Кстати, о снах. Чернавины рассказывали мне, что уже здесь за границей их долго терзали мучительные кошмары бегства и преследования. У нас всех трех тоже есть свои кошмары до сих пор. Но они почему-то носят иной, тоже какой-то стандартизованный характер. Все снится, что я снова в Москве и что надо снова бежать. Бежать, конечно, нужно. Это аксиома. Но как это я сюда опять попал?
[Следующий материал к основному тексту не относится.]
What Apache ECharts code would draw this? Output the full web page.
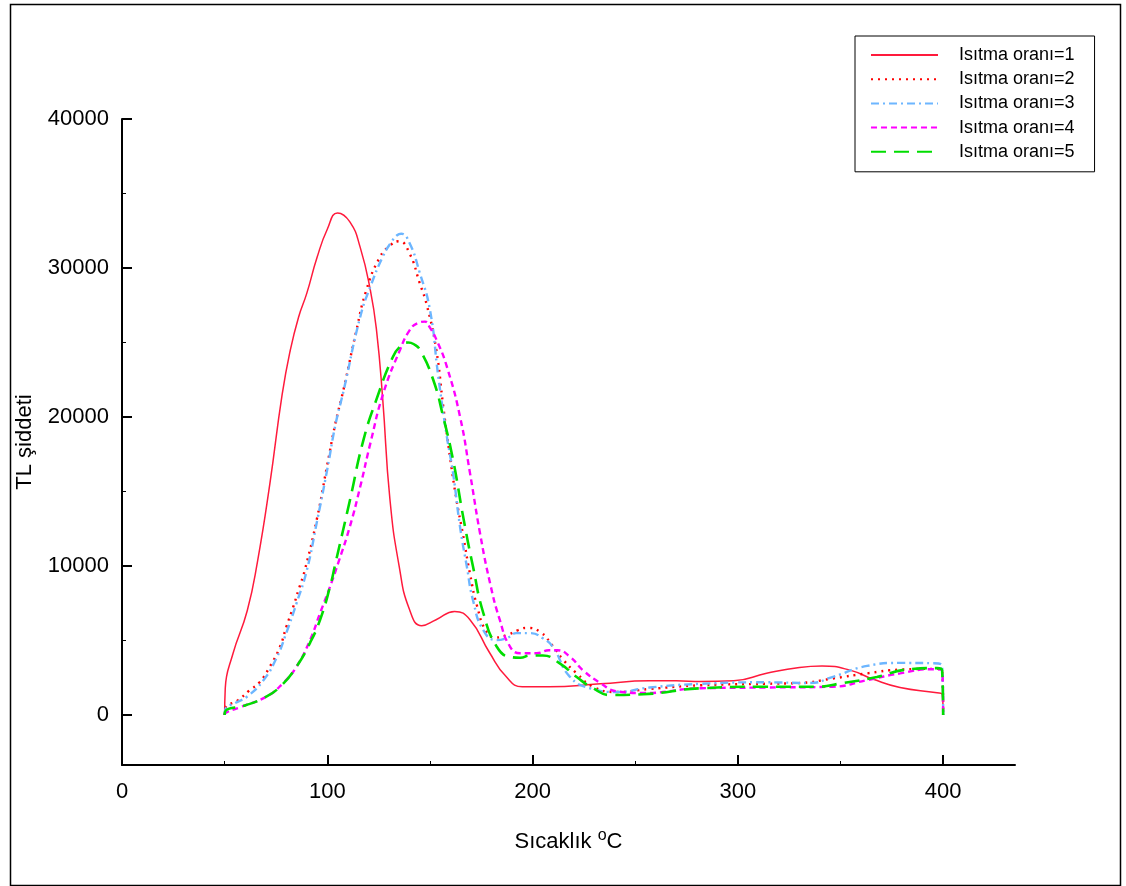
<!DOCTYPE html>
<html>
<head>
    <meta charset="utf-8">
    <title>TL</title>
    <script src="https://cdn.jsdelivr.net/npm/echarts@6/dist/echarts.min.js"></script>
    <style>
        html, body { margin: 0; padding: 0; background: #fff; }
        #main { width: 1126px; height: 886px; }
    </style>
</head>
<body>
    <div id="main"></div>
    <script>
        // [sicaklik, TL siddeti]
        var rate1 = [[50,0],[50.3,1800],[54,4100],[61,7000],[66,10300],[72,15500],[78,21500],[82,24500],[86,26700],[90,28300],[95,30700],[100,32600],[105,33700],[111,33100],[116,31400],[121,28500],[124,25800],[127,21200],[130.5,14500],[135,10000],[140,7100],[146,6000],[153,6400],[162,6950],[169.5,6400],[179,4200],[187,2600],[195,1900],[208,1900],[233,2100],[257,2300],[270,2300],[282,2250],[298,2300],[314,2800],[330,3200],[341,3300],[355,3000],[366,2400],[379,1850],[397,1500],[399.5,1400],[400,0]];
        var rate2 = [[50,0],[50.5,500],[56.5,1000],[62,1650],[67,2200],[72,3250],[77,4600],[80,5900],[83.5,7300],[86,8400],[89,9700],[95,13200],[100,16800],[104,19600],[108,21900],[114,25700],[119,28500],[125.5,30700],[130.5,31500],[135,31800],[140,31000],[145,29000],[148.5,27500],[153,24600],[156.5,20700],[160,17100],[163,14400],[166,12200],[169.5,9500],[173,7300],[177.5,5600],[182,5200],[188,5400],[193,5700],[197,5850],[203.5,5600],[210,4600],[215,3700],[221.5,2800],[229.5,1900],[241,1550],[257,1750],[282,2000],[314,2100],[330,2150],[346,2450],[363,2800],[379,3050],[397,3100],[399.5,3000],[400,0]];
        var rate3 = [[50,0],[50.5,450],[55,800],[61,1250],[69,2350],[75.5,3900],[80,5500],[85,7500],[90,9700],[95,13000],[100,16500],[104,19500],[108,21800],[116,26700],[121,28750],[127,30750],[131,31700],[134,32200],[136,32300],[140,31700],[145,29700],[150,27200],[154,22800],[158,18900],[161.3,16200],[164.7,12600],[168,9950],[171,7700],[176,5700],[182.5,5030],[188,5200],[192,5500],[199,5500],[205,5150],[210,4550],[218,2600],[228,1800],[241,1550],[257,1850],[282,2100],[314,2200],[335,2150],[346,2550],[363,3300],[379,3500],[395,3480],[399.5,3300],[400,0]];
        var rate4 = [[50,0],[50.5,150],[58,550],[70.5,1250],[78.5,2150],[85,3250],[91.5,5000],[96.5,6850],[101.3,8600],[105.3,10200],[111,12650],[116,15300],[121,18250],[127.3,21600],[135.4,24500],[140,25800],[144,26300],[147.6,26400],[150,26000],[153.3,25150],[158.2,23400],[164.7,20000],[169.5,16250],[174.4,12200],[179.3,8850],[184,6400],[189,4600],[194,4150],[202,4150],[208,4350],[212,4350],[218.3,3900],[224.6,3000],[233,2150],[241,1600],[254,1480],[282,1800],[314,1850],[346,1900],[363,2350],[379,2800],[395,3080],[399.5,3000],[400,0]];
        var rate5 = [[50,0],[50.5,300],[60,650],[69,1150],[77,1900],[85,3250],[91.6,4850],[96.5,6400],[101.3,8600],[104,10200],[111,14400],[117.5,18400],[124,21200],[132,24050],[136,24800],[139.4,25000],[142,24900],[145.2,24500],[151.6,22500],[156.5,20000],[161.3,17100],[166.2,13300],[171,9950],[176,6850],[182.5,4600],[189,3900],[194,3850],[198.8,4000],[205,4000],[213.4,3450],[221.5,2550],[229.5,1800],[237.8,1350],[254,1400],[282,1800],[314,1900],[338,1900],[351,2150],[367.7,2550],[382,3050],[397,3150],[399.5,3000],[400,0]];

        var names = ['Isıtma oranı=1', 'Isıtma oranı=2', 'Isıtma oranı=3', 'Isıtma oranı=4', 'Isıtma oranı=5'];
        var xTicks = [0, 100, 200, 300, 400];
        var xMinor = [50, 150, 250, 350];
        var yTicks = [0, 10000, 20000, 30000, 40000];
        var yMinor = [5000, 15000, 25000, 35000];

        var font = "'Liberation Sans', Arial, sans-serif";

        function line(name, data, color, width, type) {
            return {
                name: name,
                type: 'line',
                data: data,
                symbol: 'none',
                smooth: 0.5,
                lineStyle: { color: color, width: width, type: type, cap: 'butt' },
                itemStyle: { color: color }
            };
        }

        var option = {
            animation: false,
            backgroundColor: '#fff',
            textStyle: { fontFamily: font },
            graphic: [{
                type: 'rect',
                left: 8, top: 2,
                shape: { width: 1110, height: 881 },
                style: { fill: 'none', stroke: '#000', lineWidth: 1.5 },
                silent: true
            }],
            grid: { left: 122, top: 119, right: 111, bottom: 121, containLabel: false },
            legend: {
                data: names,
                orient: 'vertical',
                left: 855, top: 36,
                itemWidth: 67, itemHeight: 14, itemGap: 6.2,
                padding: [10, 20, 11, 15],
                borderColor: '#000', borderWidth: 1,
                backgroundColor: '#fff',
                itemStyle: { opacity: 0 },
                textStyle: { fontSize: 18, color: '#000', fontFamily: font, padding: [0, 0, 0, 16] }
            },
            xAxis: [{
                type: 'value', min: 0, max: 435,
                name: 'Sıcaklık {sup|o}C',
                nameLocation: 'middle', nameGap: 63,
                nameTextStyle: {
                    fontSize: 22, color: '#000', fontFamily: font,
                    rich: { sup: { fontSize: 16, verticalAlign: 'top', padding: [0, 0, 12, 0], fontFamily: font } }
                },
                axisLine: { onZero: false, lineStyle: { color: '#000', width: 2 } },
                axisTick: { inside: true, length: 10, customValues: xTicks, lineStyle: { color: '#000', width: 2 } },
                axisLabel: { customValues: xTicks, margin: 16, fontSize: 22, color: '#000', formatter: function (v) { return String(v); } },
                splitLine: { show: false }
            }, {
                type: 'value', min: 0, max: 435, position: 'bottom',
                axisLine: { show: false, onZero: false },
                axisTick: { inside: true, length: 4, customValues: xMinor, lineStyle: { color: '#000', width: 1 } },
                axisLabel: { show: false },
                splitLine: { show: false }
            }],
            yAxis: [{
                type: 'value', min: -3350, max: 40000,
                name: 'TL şiddeti',
                nameLocation: 'middle', nameGap: 86,
                nameTextStyle: { fontSize: 22, color: '#000', fontFamily: font },
                axisLine: { onZero: false, lineStyle: { color: '#000', width: 2 } },
                axisTick: { inside: true, length: 10, customValues: yTicks, lineStyle: { color: '#000', width: 2 } },
                axisLabel: { customValues: yTicks, margin: 13, fontSize: 22, color: '#000', formatter: function (v) { return String(v); } },
                splitLine: { show: false }
            }, {
                type: 'value', min: -3350, max: 40000, position: 'left',
                axisLine: { show: false, onZero: false },
                axisTick: { inside: true, length: 4, customValues: yMinor, lineStyle: { color: '#000', width: 1 } },
                axisLabel: { show: false },
                splitLine: { show: false }
            }],
            series: [
                line(names[0], rate1, '#ff1a3c', 1.5, 'solid'),
                line(names[1], rate2, '#ff0000', 2.4, [2, 5]),
                line(names[2], rate3, '#6db6ff', 2.4, [8, 4, 2, 4]),
                line(names[3], rate4, '#ff00ff', 2.4, [6, 4]),
                line(names[4], rate5, '#00dd00', 2.6, [15, 8])
            ]
        };

        var myChart = echarts.init(document.getElementById('main'));
        myChart.setOption(option, true);
    </script>
</body>
</html>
Ведь вот был же уже за границей, не правдоподобная жизнь на воле ведь была уже реальностью и, как часто бывает в снах, как-то понимаешь, что это только сон, что уже не первую ночь наседает на душу этот угнетающий кошмар, кошмар возвращения к советской жизни. И иногда просыпаюсь от того, что Юра и Борис стоят над кроватью и будят меня.

Но в Медгоре снов не было. Какой бы холод ни стоял в бараке, как бы ни выла полярная вьюга за его тонкими и дырявыми стенками, часы сна проходили, как мгновение. За свои 135 процентов выработки мы все-таки старались изо всех сил. По многим причинам. Главное, может быть потому, чтобы не показать барского отношения к физическому труду. Было очень трудно первые дни. Но килограмм с лишним хлеба и кое-что из посылок, которые здесь в лагерной столице совсем не разворовывалась, с каждым днем вливали новые силы в наши одряблевшие было мышцы.

Пяти-шести часовая работа с полупудовым ломом была великолепной тренировкой. В обязательной еженедельной бане я с чувством великого удовлетворения ощупывал свои и Юрочкины мускулы и с еще большим удовлетворением отмечал, что порох в пороховницах еще есть. Мы оба считали, что мы устроились почти идеально, лучшего и не придумаешь. Вопрос шел только о том, как бы нам на этой почти идеальной позиции удержаться возможно дольше. Как я уже говорил, третий лагпункт был только пересыльным лагпунктом и на задержку здесь рассчитывать не приходилось. Как всегда и везде в советской России, приходилось изворачиваться.